While I ended up choosing the plots above to focus on for my project, there were some other interesting plots I did not get to highlight. One of them is the stacked bar chart of deaths by race for each age group, specifically the one from the accidental deaths dataframe:
In contrast to the suicides graph (shown earlier in the report), in which white people represent about 75% or more of the deaths for each age group, this graph shows significantly higher proportions of black people killed at younger ages. There are a few possible factors that could have led to these higher proportions. My best guess is that this occurs because police officers disproportionately kill young black people more than young people of other races. While these killings are motivated by racial prejudices, they are often recorded as accidents, because police officers responsible for these shootings believe that they are accidents consciously and report them as so.

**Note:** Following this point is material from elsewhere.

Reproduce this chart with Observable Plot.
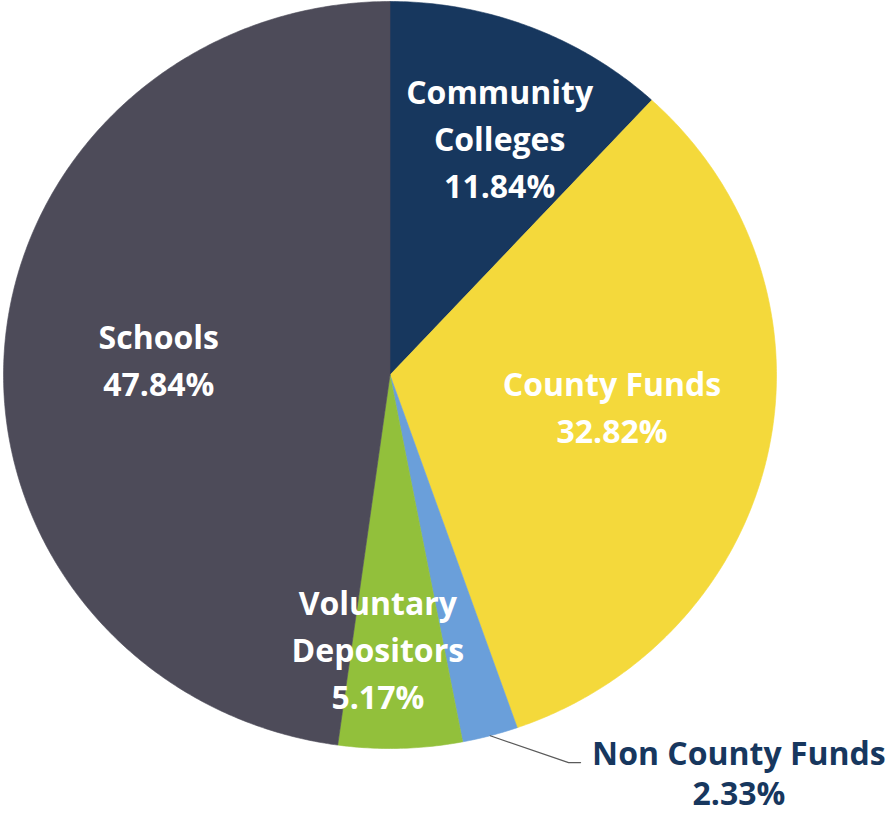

While I cannot claim definitively that this is the reason behind these differing results, the larger proportions certainly caught my attention, and this theory was the first thing to come to mind.
Although this R markdown file was a stepping stone for a specific visualization, it was definitely an engaging process to discover some patterns that were more obvious within the dataset and some that were less obvious. The visualization I ended up creating for my project could not capture all of the interesting findings that came up in my exploration. There were some fundamental differences between the suicides and accidental deaths dataframes but the two groups were also more similar than I expected at some points. Therefore, exploration was key to really understanding the dataset. One challenge of working with this dataset, however, was that the majority of the variables were categorical, making it difficult to find relationships between variables. This caused me to work with counts of variables most of the time, which is why majority of the visualizations are bar charts. This also forced me to work with age a lot, since it was the only quantitative variable that showed interesting (inferred) relationships with other variables. I am satisfied with the amount I explored the age and age group variables, and I feel that I learned a lot in the process. Nevertheless, this decision to focus on age really set the tone for the majority of the project, and I did not explore other variables much, except when it came to their relationship with age. One area of future analysis can involve grouping the data by race or education the way I did for age groups, and seeing what interesting findings come up in those areas. Finally, I felt limited in that dataset only had information on the victims of gun deaths and not on the shooters themselves. While my focus was on suicides and accidental deaths, I may have focused on homicides more if there was information on the shooter. In conclusion, while exploring this dataset was a rewarding process, it would be greatly beneficial if similar data was collected from the last few years with information on both parties involved in a shooting, and with new variables added in.